By David Morgan
WASHINGTON, Aug 5 (Reuters) - American al Qaeda militant Adam Gadahn warned the United States and its allies on Sunday that the militant network would target diplomats and embassies in retaliation for U.S.-led actions in Iraq and Afghanistan.
Al Qaeda released a one-hour, 17-minute video showing a computer-animated depiction of the 2006 suicide attack on a U.S. diplomatic vehicle in Karachi, Pakistan, in which American diplomat David Foy died, according to the Web site of terrorism expert Laura Mansfield.
The March 2, 2006, attack near the gates of the U.S. consulate in Karachi killed Foy and three other people on the eve of U.S. President George W. Bush’s visit to Pakistan.

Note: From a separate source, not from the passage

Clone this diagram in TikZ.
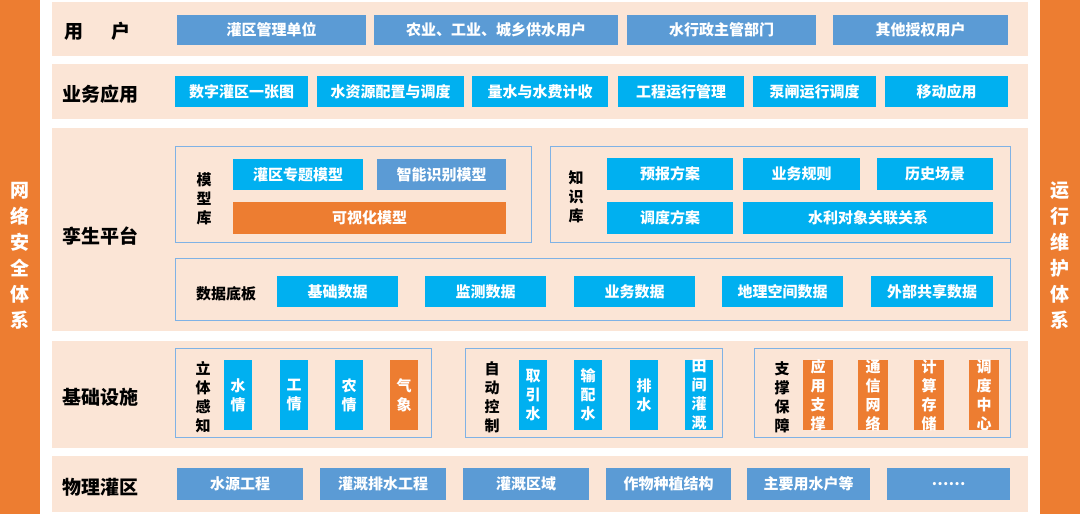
\documentclass[tikz,border=0pt]{standalone}
\usepackage{fontspec}
\setmainfont{Noto Sans CJK SC}
\definecolor{org}{HTML}{ED7D31}
\definecolor{peach}{HTML}{FBE5D6}
\definecolor{sb}{HTML}{5B9BD5}
\definecolor{cy}{HTML}{00B0F0}
\definecolor{pl}{HTML}{7FB2E5}
\begin{document}
\begin{tikzpicture}[x=1pt,y=-1pt,
 band/.style={fill=peach,draw=none},
 panel/.style={draw=pl,line width=0.8pt,fill=none},
 bx/.style={draw=none,inner sep=0pt,text=white,font=\fontsize{15}{19}\selectfont\bfseries},
 lab/.style={inner sep=0pt,font=\fontsize{19}{22}\selectfont\bfseries,anchor=west},
 vl/.style={inner sep=0pt,align=center,font=\fontsize{15}{19}\selectfont\bfseries},
 side/.style={inner sep=0pt,align=center,text=white,font=\fontsize{19}{26}\selectfont\bfseries}]
\useasboundingbox (0,0) rectangle (1080,514);
\fill[white] (0,0) rectangle (1080,514);
\def\B#1#2#3#4#5#6#7{\path[bx,fill=#1] (#2,#3) rectangle (#4,#5) node[bx,midway,align=center] (#6) {#7};}
% side bars
\fill[org] (0,0) rectangle (40,514);
\fill[org] (1040,0) rectangle (1080,514);
\node[side] (ls) at (20,256) {网\\络\\安\\全\\体\\系};
\node[side] (rs) at (1060,256) {运\\行\\维\\护\\体\\系};
% bands
\fill[band] (52,2) rectangle (1028,56);
\fill[band] (52,64) rectangle (1028,119);
\fill[band] (52,128) rectangle (1028,331);
\fill[band] (52,341) rectangle (1028,448);
\fill[band] (52,456) rectangle (1028,512);
\node[lab] (l1) at (64,31) {用\hspace{1.5em}户};
\node[lab] (l2) at (62,94) {业务应用};
\node[lab] (l3) at (62,236) {孪生平台};
\node[lab] (l4) at (62,397) {基础设施};
\node[lab] (l5) at (62,487) {物理灌区};
% users
\B{sb}{177}{15}{366}{45}{u1}{灌区管理单位}
\B{sb}{374}{15}{618}{45}{u2}{农业、工业、城乡供水用户}
\B{sb}{627}{15}{816}{45}{u3}{水行政主管部门}
\B{sb}{833}{15}{1008}{45}{u4}{其他授权用户}
% apps
\B{cy}{175}{76}{308}{107}{a1}{数字灌区一张图}
\B{cy}{317}{76}{464}{107}{a2}{水资源配置与调度}
\B{cy}{472}{76}{608}{107}{a3}{量水与水费计收}
\B{cy}{618}{76}{744}{107}{a4}{工程运行管理}
\B{cy}{753}{76}{876}{107}{a5}{泵闸运行调度}
\B{cy}{885}{76}{1008}{107}{a6}{移动应用}
% twin platform
\draw[panel] (175,146) rectangle (531,242);
\node[vl] (mk) at (204,199) {模\\型\\库};
\B{cy}{233}{159}{363}{190}{m1}{灌区专题模型}
\B{sb}{377}{159}{506}{190}{m2}{智能识别模型}
\B{org}{233}{202}{506}{234}{m3}{可视化模型}
\draw[panel] (550,146) rectangle (1010,242);
\node[vl] (zk) at (576,197) {知\\识\\库};
\B{cy}{607}{158}{733}{190}{k1}{预报方案}
\B{cy}{743}{158}{860}{190}{k2}{业务规则}
\B{cy}{877}{158}{993}{190}{k3}{历史场景}
\B{cy}{607}{202}{733}{234}{k4}{调度方案}
\B{cy}{743}{202}{993}{234}{k5}{水利对象关联关系}
\draw[panel] (175,258) rectangle (1010,320);
\node[vl] (db) at (226,294) {数据底板};
\B{cy}{277}{276}{398}{307}{d1}{基础数据}
\B{cy}{425}{276}{546}{307}{d2}{监测数据}
\B{cy}{574}{276}{695}{307}{d3}{业务数据}
\B{cy}{722}{276}{843}{307}{d4}{地理空间数据}
\B{cy}{871}{276}{993}{307}{d5}{外部共享数据}
% infrastructure
\draw[panel] (175,348) rectangle (431,437);
\node[vl] (p1) at (203,397) {立\\体\\感\\知};
\B{cy}{224}{360}{252}{430}{s1}{水\\情}
\B{cy}{280}{360}{308}{430}{s2}{工\\情}
\B{cy}{335}{360}{363}{430}{s3}{农\\情}
\B{org}{390}{360}{418}{430}{s4}{气\\象}
\draw[panel] (465,348) rectangle (722,437);
\node[vl] (p2) at (492,397) {自\\动\\控\\制};
\B{cy}{519}{360}{547}{430}{c1}{取\\引\\水}
\B{cy}{574}{360}{602}{430}{c2}{输\\配\\水}
\B{cy}{630}{360}{658}{430}{c3}{排\\水}
\B{cy}{685}{360}{713}{430}{c4}{田\\间\\灌\\溉}
\draw[panel] (754,348) rectangle (1010,437);
\node[vl] (p3) at (782,397) {支\\撑\\保\\障};
\B{org}{803}{360}{833}{430}{g1}{应\\用\\支\\撑}
\B{org}{858}{360}{888}{430}{g2}{通\\信\\网\\络}
\B{org}{914}{360}{944}{430}{g3}{计\\算\\存\\储}
\B{org}{969}{360}{999}{430}{g4}{调\\度\\中\\心}
% physical
\B{sb}{177}{468}{303}{500}{f1}{水源工程}
\B{sb}{320}{468}{446}{500}{f2}{灌溉排水工程}
\B{sb}{463}{468}{589}{500}{f3}{灌溉区域}
\B{sb}{606}{468}{731}{500}{f4}{作物种植结构}
\B{sb}{747}{468}{870}{500}{f5}{主要用水户等}
\B{sb}{887}{468}{1010}{500}{f6}{……}
\end{tikzpicture}
\end{document}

The authenticity of the video production could not be verified immediately, but it bore the markings of al Qaeda’s media production arm, al-Sahab.
The video, which appeared in documentary format, also included a lengthy statement by the Karachi suicide bomber and footage from the aftermath of the explosion as well as the 1998 U.S. embassy bombings in East Africa, the Sept. 11 attacks on New York World’s Trade Center and other bombings.
"We shall continue to target you, at home and abroad, just as you target us, at home and abroad, and these spy dens, and military command and control centers, from which you plotted your aggression against Afghanistan, and Iraq, and which still provide vital moral, military, material, and logistical support to the crusade, shall continue to be legitimate targets," the Mansfield Web site quoted Gadahn as saying in the video.
"The amount of respect we have for your international law is even less than the respect you hold for defined shariah, and our observance of it is comparable to your observance of shariah," he said, referring to Islamic law.
Gadahn, who is also known as Azzam the American, is a California-born convert to Islam and the first American to be charged with treason since the World War Two era. He is believed to be in Pakistan.
Gadahn has made a number of videotaped messages on behalf of al Qaeda. In a message in May, he warned that the United States would face worse attacks than those on Sept. 11.
In the latest video, he wore a red and white Muslim scarf and spoke in English with Arabic subtitles.
The presentation also included new remarks by al Qaeda second-in-command Ayman al-Zawahri and footage of the militant network’s leader Osama bin Laden.
The Washington-based SITE Institute, which tracks militant activities, said Zawahri praised the 2006 Karachi bombing and called on Pakistani clerics to motivate Pakistani Muslims to join the Islamist armed struggle.
"Let the Muslims in Pakistan know that their individual duty now is to fight the Americans in Afghanistan and Pakistan and support whoever is fighting them," a SITE Institute release quoted Zawahri as saying.